** Task prompt **
Line by line, repeat the data below exactly, beginning at the first line and ending at the line with "import matplotlib.pyplot as plt". Omit pictures.

** Collected data **
** begin **

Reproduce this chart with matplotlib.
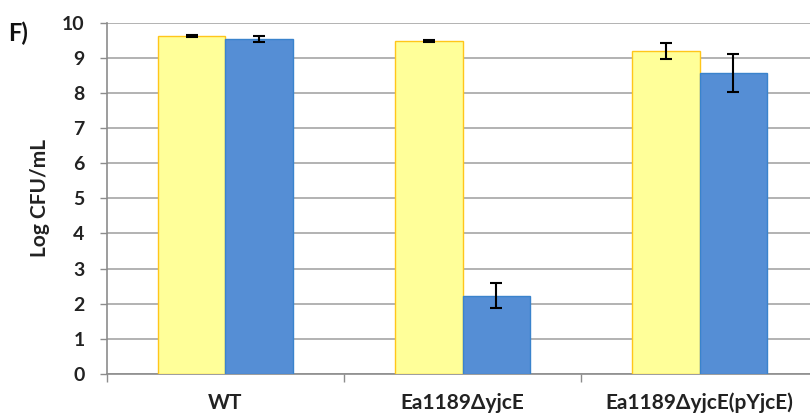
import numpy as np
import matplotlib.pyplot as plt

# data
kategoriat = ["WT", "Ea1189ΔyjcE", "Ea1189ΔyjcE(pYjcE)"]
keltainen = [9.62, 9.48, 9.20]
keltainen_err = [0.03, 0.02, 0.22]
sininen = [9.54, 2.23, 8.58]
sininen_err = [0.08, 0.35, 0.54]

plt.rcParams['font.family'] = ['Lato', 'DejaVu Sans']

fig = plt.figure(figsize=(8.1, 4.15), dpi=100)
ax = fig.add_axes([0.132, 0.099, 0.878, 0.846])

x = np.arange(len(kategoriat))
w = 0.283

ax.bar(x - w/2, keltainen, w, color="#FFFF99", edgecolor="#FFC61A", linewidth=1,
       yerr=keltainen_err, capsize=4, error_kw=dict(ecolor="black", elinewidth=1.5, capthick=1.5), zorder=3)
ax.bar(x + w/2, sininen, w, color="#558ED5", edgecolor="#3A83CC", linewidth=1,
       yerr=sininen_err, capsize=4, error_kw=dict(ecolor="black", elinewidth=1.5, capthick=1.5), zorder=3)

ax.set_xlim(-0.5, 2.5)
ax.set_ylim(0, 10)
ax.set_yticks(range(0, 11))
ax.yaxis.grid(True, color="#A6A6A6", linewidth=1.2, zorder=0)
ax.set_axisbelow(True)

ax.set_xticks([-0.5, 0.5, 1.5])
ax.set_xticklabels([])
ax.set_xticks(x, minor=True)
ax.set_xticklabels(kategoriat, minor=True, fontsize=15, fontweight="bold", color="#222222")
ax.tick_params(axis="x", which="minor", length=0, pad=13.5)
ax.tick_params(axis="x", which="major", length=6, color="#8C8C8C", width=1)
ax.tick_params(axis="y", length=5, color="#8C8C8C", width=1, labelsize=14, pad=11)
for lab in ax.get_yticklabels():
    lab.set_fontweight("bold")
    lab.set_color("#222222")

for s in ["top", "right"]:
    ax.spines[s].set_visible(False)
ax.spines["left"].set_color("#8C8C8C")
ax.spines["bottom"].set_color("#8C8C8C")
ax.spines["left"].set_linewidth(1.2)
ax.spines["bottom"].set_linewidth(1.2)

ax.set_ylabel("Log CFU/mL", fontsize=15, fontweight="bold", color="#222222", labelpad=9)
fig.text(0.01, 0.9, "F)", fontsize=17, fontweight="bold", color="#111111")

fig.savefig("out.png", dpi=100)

** end **

** Final result **
Reproduce this chart with matplotlib.
import numpy as np
import matplotlib.pyplot as plt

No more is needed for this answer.